VIENNA (Reuters) - The head of the U.N. nuclear agency said on Wednesday he saw "no radical change" in Iran's nuclear program in the past three months, broadly covering the period since relative moderate Hassan Rouhani became president.
Yukiya Amano, director general of the International Atomic Energy Agency, told Reuters in an interview that the Islamic state was continuing its most sensitive nuclear activity, enrichment of uranium to a fissile concentration of 20 percent.
Amano also said Iran still had "quite a lot to do" in order to complete the Arak research reactor, a plant which is of deep concern to the West as it can produce plutonium, another potential atomic bomb fuel, once it is operating.
The IAEA is expected to issue its next quarterly report on Iran's atomic activities - a document that is keenly scrutinized by Western governments - on Thursday or Friday this week.

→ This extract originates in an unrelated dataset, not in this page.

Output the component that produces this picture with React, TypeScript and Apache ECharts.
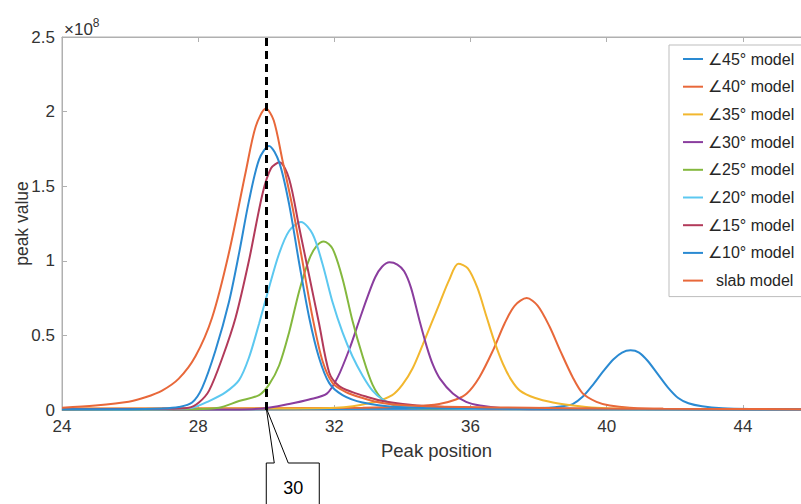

"I can say that enrichment activities are ongoing ... no radical change is reported to me," Amano, a veteran Japanese diplomat, said in the interview in his office on the 28th floor of the IAEA's headquarters in Vienna.
Iran says its nuclear program is entirely peaceful and rejects Western accusations that it is seeking the capability to make nuclear weapons.
Rouhani, a pragmatist, took office in August promising to try to resolve the decade-old nuclear dispute and secure an easing of sanctions that have severely hurt Iran's oil-dependent economy.